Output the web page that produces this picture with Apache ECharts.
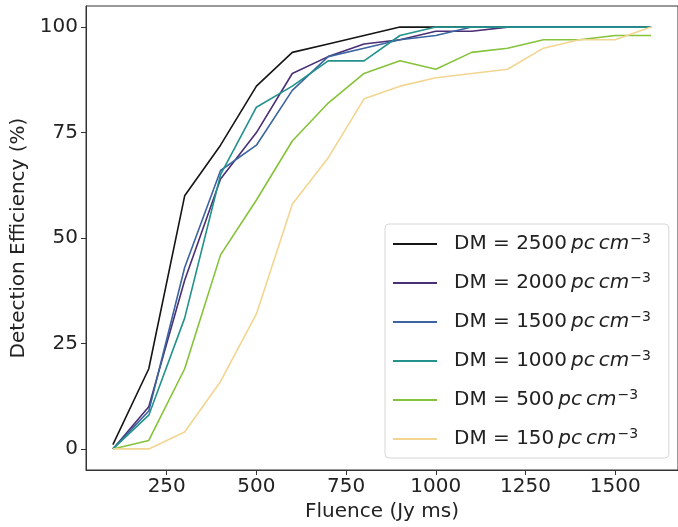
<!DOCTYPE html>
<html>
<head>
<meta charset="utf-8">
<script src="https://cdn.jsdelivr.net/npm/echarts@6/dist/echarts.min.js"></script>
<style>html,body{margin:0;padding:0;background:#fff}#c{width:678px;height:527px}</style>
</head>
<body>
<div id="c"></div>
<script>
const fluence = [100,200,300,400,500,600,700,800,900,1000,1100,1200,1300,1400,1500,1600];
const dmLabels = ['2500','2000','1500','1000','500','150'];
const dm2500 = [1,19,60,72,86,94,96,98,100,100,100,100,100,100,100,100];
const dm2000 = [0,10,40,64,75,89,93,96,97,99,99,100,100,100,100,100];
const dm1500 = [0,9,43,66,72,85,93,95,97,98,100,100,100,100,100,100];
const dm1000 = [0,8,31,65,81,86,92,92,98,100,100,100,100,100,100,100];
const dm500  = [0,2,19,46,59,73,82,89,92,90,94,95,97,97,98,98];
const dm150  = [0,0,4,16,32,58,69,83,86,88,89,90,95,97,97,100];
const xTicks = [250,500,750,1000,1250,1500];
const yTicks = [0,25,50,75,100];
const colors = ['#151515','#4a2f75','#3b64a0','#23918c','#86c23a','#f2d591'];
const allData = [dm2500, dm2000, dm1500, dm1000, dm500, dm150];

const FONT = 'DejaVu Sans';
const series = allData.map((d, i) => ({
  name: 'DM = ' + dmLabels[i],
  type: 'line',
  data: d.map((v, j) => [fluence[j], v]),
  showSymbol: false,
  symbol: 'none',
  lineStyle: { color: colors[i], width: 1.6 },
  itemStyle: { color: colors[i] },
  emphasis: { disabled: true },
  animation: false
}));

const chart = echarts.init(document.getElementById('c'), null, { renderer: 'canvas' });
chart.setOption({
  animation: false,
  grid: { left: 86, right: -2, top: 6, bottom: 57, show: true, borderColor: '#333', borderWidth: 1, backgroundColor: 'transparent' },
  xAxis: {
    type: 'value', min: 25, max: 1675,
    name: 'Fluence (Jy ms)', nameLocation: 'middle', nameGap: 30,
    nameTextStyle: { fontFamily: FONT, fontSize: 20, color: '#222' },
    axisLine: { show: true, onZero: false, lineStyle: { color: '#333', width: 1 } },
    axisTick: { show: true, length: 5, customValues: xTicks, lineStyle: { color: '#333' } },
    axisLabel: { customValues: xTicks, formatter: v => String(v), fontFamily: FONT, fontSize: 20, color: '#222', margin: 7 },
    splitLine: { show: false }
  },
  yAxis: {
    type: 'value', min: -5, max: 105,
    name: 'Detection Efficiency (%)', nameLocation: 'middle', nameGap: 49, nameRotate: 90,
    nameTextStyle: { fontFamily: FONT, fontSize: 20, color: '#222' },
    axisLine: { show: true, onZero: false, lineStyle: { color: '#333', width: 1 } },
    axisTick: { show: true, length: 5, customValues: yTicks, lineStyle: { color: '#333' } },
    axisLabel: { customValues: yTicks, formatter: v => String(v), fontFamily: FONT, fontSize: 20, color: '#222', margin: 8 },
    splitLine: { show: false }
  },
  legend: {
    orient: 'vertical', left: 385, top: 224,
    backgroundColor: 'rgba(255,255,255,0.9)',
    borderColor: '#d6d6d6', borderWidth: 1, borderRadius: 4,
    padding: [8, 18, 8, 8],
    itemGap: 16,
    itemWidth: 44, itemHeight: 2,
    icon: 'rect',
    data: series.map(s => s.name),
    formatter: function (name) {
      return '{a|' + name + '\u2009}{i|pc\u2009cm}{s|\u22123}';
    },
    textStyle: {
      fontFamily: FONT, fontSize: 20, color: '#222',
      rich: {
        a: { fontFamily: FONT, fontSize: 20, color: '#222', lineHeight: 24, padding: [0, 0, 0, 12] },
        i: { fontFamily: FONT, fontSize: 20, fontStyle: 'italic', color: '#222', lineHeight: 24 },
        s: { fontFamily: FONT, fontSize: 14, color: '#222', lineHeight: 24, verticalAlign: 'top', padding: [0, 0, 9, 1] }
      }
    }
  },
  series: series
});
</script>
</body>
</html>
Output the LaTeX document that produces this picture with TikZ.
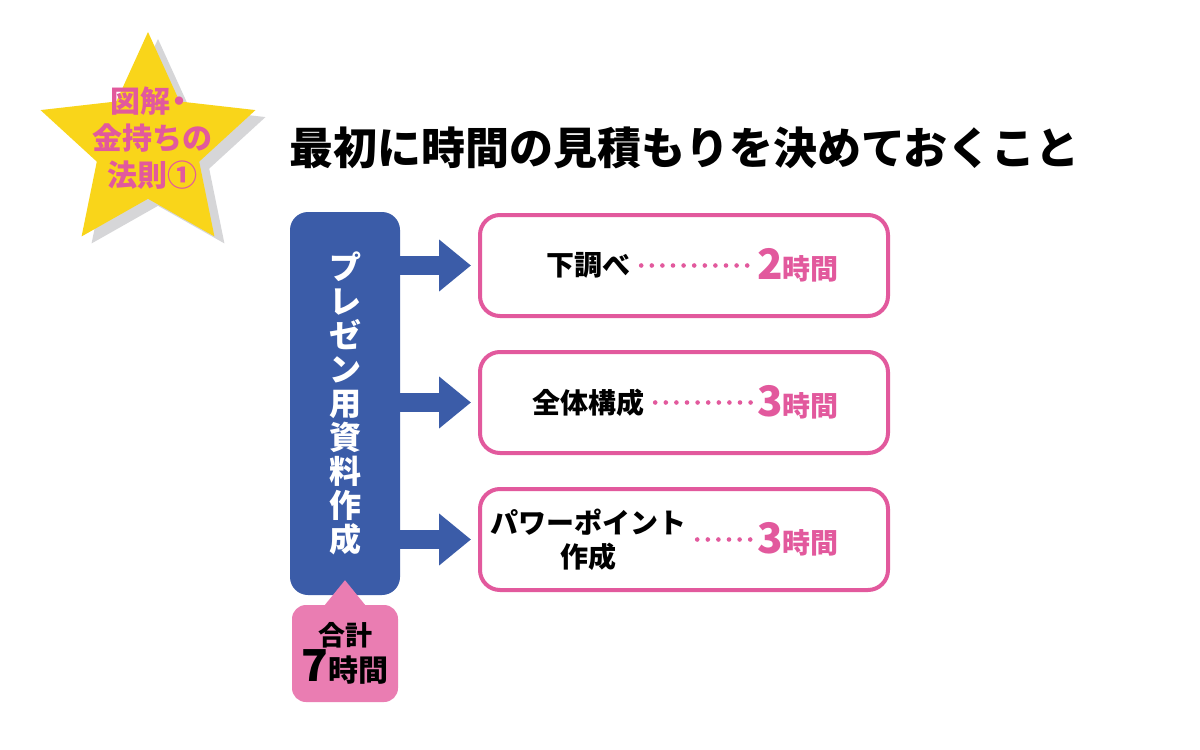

·····

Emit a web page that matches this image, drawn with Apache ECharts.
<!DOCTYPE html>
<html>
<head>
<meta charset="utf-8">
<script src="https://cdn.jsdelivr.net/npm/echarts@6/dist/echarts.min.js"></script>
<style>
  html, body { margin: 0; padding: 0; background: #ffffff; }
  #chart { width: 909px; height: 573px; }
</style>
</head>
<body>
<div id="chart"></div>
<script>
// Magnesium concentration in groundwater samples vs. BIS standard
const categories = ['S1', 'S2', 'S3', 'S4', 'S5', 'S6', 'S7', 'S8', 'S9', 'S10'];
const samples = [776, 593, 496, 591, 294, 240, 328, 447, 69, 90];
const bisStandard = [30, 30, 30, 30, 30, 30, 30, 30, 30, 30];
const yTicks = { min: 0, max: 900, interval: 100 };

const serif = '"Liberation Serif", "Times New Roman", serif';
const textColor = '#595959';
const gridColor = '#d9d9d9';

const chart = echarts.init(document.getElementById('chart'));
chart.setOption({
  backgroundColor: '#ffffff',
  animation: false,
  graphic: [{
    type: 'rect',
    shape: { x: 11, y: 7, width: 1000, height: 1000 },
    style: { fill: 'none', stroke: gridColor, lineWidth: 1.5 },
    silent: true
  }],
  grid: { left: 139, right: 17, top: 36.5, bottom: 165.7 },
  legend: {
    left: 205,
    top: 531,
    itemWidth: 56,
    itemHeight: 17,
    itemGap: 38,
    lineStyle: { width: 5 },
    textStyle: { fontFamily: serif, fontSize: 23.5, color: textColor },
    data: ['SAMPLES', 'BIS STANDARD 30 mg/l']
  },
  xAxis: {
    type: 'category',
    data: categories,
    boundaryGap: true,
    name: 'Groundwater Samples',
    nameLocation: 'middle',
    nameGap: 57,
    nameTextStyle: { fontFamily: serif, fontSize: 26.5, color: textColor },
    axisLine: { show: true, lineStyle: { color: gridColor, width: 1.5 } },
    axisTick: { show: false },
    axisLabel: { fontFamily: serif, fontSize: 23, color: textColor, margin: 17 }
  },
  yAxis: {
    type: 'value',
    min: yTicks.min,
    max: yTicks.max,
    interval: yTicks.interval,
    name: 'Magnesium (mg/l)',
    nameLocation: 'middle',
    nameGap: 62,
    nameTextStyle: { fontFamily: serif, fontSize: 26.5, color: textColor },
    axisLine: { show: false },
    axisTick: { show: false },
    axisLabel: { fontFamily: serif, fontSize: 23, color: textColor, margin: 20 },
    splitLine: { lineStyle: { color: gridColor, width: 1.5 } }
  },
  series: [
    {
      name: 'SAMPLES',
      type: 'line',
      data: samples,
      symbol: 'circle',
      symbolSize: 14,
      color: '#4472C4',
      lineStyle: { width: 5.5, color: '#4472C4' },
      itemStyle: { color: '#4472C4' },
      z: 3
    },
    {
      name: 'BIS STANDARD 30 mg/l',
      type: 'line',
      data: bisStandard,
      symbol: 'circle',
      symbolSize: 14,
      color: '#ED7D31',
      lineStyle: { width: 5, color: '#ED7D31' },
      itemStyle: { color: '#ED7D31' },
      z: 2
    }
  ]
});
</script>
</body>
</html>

·····

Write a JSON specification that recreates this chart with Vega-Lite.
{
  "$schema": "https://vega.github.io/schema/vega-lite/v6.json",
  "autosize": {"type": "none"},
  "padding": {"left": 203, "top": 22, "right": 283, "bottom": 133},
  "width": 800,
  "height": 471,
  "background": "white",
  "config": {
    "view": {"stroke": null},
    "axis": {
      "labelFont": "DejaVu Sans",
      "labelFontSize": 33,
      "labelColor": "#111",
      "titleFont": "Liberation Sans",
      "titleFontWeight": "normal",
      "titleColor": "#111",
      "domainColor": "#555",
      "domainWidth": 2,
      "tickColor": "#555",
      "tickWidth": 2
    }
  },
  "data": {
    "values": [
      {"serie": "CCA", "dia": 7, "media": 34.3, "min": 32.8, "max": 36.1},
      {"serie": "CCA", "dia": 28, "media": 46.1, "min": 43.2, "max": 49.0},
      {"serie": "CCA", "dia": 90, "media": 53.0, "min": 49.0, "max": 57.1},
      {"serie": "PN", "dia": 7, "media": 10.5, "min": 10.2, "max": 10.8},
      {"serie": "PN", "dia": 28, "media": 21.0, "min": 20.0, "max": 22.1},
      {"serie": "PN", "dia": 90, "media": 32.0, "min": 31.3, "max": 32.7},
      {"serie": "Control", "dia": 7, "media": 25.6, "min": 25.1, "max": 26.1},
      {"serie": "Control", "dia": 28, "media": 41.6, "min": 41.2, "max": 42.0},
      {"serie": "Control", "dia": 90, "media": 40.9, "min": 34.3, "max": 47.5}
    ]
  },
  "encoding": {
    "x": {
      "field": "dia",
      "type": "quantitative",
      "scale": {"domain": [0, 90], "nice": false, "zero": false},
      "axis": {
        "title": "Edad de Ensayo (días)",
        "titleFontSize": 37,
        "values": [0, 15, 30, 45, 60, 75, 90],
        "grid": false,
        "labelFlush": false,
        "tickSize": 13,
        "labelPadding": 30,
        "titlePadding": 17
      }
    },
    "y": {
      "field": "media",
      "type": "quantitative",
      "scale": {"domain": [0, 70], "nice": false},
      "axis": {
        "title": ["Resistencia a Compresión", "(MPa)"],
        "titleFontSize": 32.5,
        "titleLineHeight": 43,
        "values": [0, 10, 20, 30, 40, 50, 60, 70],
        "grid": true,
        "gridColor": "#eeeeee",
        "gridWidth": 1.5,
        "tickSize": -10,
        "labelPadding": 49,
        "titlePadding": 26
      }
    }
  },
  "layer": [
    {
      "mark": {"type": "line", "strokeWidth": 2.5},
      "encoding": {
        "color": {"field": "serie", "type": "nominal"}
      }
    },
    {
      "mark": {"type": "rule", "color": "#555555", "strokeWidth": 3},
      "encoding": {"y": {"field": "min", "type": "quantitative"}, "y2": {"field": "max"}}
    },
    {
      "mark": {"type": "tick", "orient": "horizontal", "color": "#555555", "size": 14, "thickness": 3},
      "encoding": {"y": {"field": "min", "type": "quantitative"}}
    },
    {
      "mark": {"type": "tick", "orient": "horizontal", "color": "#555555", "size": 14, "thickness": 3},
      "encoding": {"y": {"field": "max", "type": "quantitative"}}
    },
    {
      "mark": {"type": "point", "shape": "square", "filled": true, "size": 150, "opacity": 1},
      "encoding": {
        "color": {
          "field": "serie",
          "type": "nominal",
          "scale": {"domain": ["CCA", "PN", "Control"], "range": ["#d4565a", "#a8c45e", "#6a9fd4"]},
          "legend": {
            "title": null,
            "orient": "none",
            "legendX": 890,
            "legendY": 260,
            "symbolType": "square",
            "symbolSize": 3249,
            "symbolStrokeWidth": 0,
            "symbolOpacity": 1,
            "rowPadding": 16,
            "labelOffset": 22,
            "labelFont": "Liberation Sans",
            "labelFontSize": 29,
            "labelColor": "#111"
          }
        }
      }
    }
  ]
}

·····

**DIRECTION**
Copy out precisely the lines that begin at the line containing "Emit a web page" and end at the line containing "const gridColor = '#d9d9d9';", including both; write nothing else.

**RESPONSE TO THE EXERCISE**
Emit a web page that matches this image, drawn with Apache ECharts.
<!DOCTYPE html>
<html>
<head>
<meta charset="utf-8">
<script src="https://cdn.jsdelivr.net/npm/echarts@6/dist/echarts.min.js"></script>
<style>
  html, body { margin: 0; padding: 0; background: #ffffff; }
  #chart { width: 909px; height: 573px; }
</style>
</head>
<body>
<div id="chart"></div>
<script>
// Magnesium concentration in groundwater samples vs. BIS standard
const categories = ['S1', 'S2', 'S3', 'S4', 'S5', 'S6', 'S7', 'S8', 'S9', 'S10'];
const samples = [776, 593, 496, 591, 294, 240, 328, 447, 69, 90];
const bisStandard = [30, 30, 30, 30, 30, 30, 30, 30, 30, 30];
const yTicks = { min: 0, max: 900, interval: 100 };

const serif = '"Liberation Serif", "Times New Roman", serif';
const textColor = '#595959';
const gridColor = '#d9d9d9';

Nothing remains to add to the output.